A Northland man says he's never heard anything like the wind of Typhoon Mangkhut as it battered his new home in Hong Kong over the past few days.
Paul Lafotanoa, a former Kerikeri-based NZME sales rep, moved to Hong Kong with his wife Kaiya, the former deputy principal of Oruaiti School in Doubtless Bay, and their son Eelia just a week before the monster storm hit.
They have spent the past few days trapped inside their apartment on the fifth floor of a high-rise building on Ma Wan Island.
''I've never heard anything like the noise of the wind. There were times it was pretty scary,'' Lafotanoa said.
A friend living in a high-rise in another part of the city filmed a crane on a skyscraper opposite his building as it collapsed and tumbled to the street below.
He could barely see outside his own apartment due to the wind and rain, but when he went downstairs to the lobby he saw the wind was bowling people over and many trees and branches had been blown down.

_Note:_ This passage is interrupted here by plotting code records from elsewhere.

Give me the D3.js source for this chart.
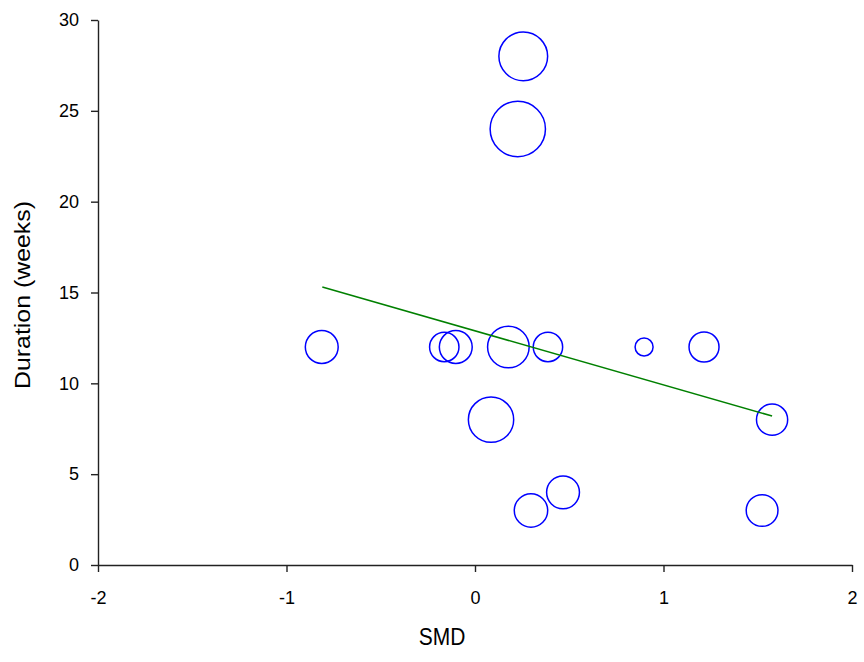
<!DOCTYPE html>
<html>
<head>
<meta charset="utf-8">
<script src="https://cdn.jsdelivr.net/npm/d3@7"></script>
<style>
  body { margin: 0; background: #fff; }
  text { font-family: "Liberation Sans", Arial, sans-serif; }
</style>
</head>
<body>
<div id="chart"></div>
<script>
// study data: effect size, duration, weight
var smd      = [0.256, 0.227, -0.813, -0.163, -0.102, 0.177, 0.387, 0.085, 0.897, 1.215, 1.576, 1.523, 0.297, 0.467];
var duration = [28, 24, 12, 12, 12, 12, 12, 8, 12, 12, 8, 3, 3, 4];
var weight   = [66, 85, 30, 24, 30, 48, 24, 57, 9, 25, 27, 28, 31, 30];

// meta-regression line
var fitX = [-0.81, 1.576];
var fitY = [15.3, 8.2];

var xTicks = [-2, -1, 0, 1, 2];
var yTicks = [0, 5, 10, 15, 20, 25, 30];

var chart_width  = 864;
var chart_height = 662;
var padLeft = 98, padRight = 852, padTop = 20, padBottom = 565;

var svg = d3.select('#chart')
  .append('svg')
  .attr('width', chart_width)
  .attr('height', chart_height);

var x_scale = d3.scaleLinear()
  .domain([-2, 2])
  .range([padLeft, padRight]);

var y_scale = d3.scaleLinear()
  .domain([0, 30])
  .range([padBottom, padTop]);

var r_scale = d3.scaleSqrt()
  .domain([0, 100])
  .range([0, 30]);

// axes
var xAxis = d3.axisBottom(x_scale)
  .tickValues(xTicks)
  .tickSizeInner(7)
  .tickSizeOuter(0)
  .tickPadding(19)
  .tickFormat(function(d){ return String(d); });

var yAxis = d3.axisLeft(y_scale)
  .tickValues(yTicks)
  .tickSizeInner(7)
  .tickSizeOuter(0)
  .tickPadding(12)
  .tickFormat(function(d){ return String(d); });

var gx = svg.append('g')
  .attr('transform', 'translate(0,' + padBottom + ')')
  .call(xAxis);

var gy = svg.append('g')
  .attr('transform', 'translate(' + padLeft + ',0)')
  .call(yAxis);

[gx, gy].forEach(function(g){
  g.select('.domain').attr('stroke', '#222').attr('stroke-width', 1.4);
  g.selectAll('.tick line').attr('stroke', '#222').attr('stroke-width', 1.4);
  g.selectAll('.tick text').attr('font-size', 18).attr('fill', '#000')
    .attr('font-family', '"Liberation Sans", Arial, sans-serif');
});

// bubbles
var pts = smd.map(function(d, i){
  return { x: d, y: duration[i], w: weight[i] };
});

svg.selectAll('circle')
  .data(pts)
  .enter()
  .append('circle')
  .attr('cx', function(d){ return x_scale(d.x); })
  .attr('cy', function(d){ return y_scale(d.y); })
  .attr('r', function(d){ return r_scale(d.w); })
  .attr('fill', 'none')
  .attr('stroke', '#0000ff')
  .attr('stroke-width', 1.5);

// regression line
svg.append('line')
  .attr('x1', x_scale(fitX[0]))
  .attr('y1', y_scale(fitY[0]))
  .attr('x2', x_scale(fitX[1]))
  .attr('y2', y_scale(fitY[1]))
  .attr('stroke', '#008000')
  .attr('stroke-width', 1.5);

// axis titles (slightly stretched vertically like the original)
svg.append('text')
  .attr('transform', 'translate(442,645) scale(1,1.15)')
  .attr('text-anchor', 'middle')
  .attr('font-size', 21)
  .text('SMD');

svg.append('text')
  .attr('transform', 'translate(30,295) rotate(-90) scale(1.13,1)')
  .attr('text-anchor', 'middle')
  .attr('font-size', 22)
  .text('Duration (weeks)');
</script>
</body>
</html>
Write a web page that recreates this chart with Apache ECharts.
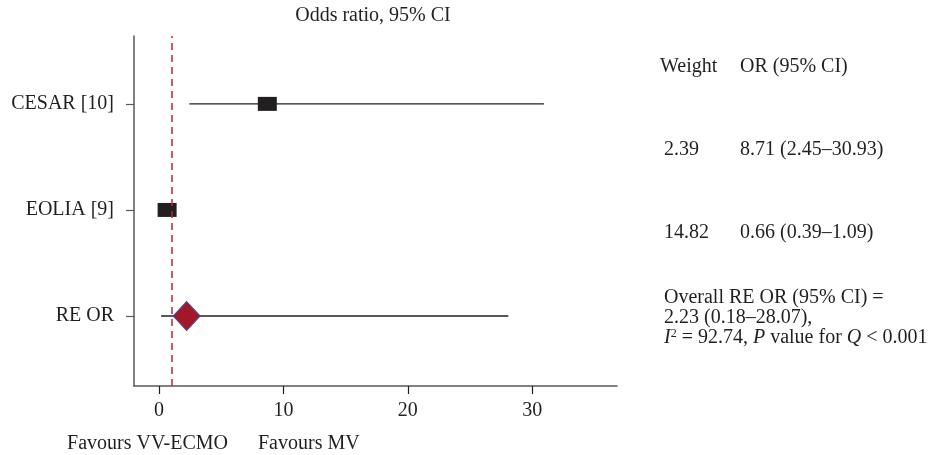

In the midst of it all, with signs and sheets of roofing iron flying around, he was amazed to see an expat family with two small children walking around.
By Monday morning, Hong Kong time, the wind had started easing. Schools were still closed but traffic was starting to return.
After two days stuck inside cabin fever was starting to set in so he was planning to take a look around outside.
The Hong Kong authorities were well organised and had issued residents instructions about buying supplies and taping up windows.
When he stocked up on food he found the supermarket shelves had been stripped of water, fruit and meat.
Typhoon Mangkhut, said to be the most powerful storm so far this year, has killed at least 64 people in the Philippines, mainly due to landslides.
Mangkhut also caused widespread flooding and prompted the evacuation of more than 2.4 million people in Guangdong in southern China. Wind gusts as high as 198 km/h were recorded on the Hong Kong-Macau Bridge.
Hong Kong authorities put the number of injured at more than 200 but the territory avoided the worst of the storm. Water levels surged by almost 3.5m in places and live fish were washed on to the streets.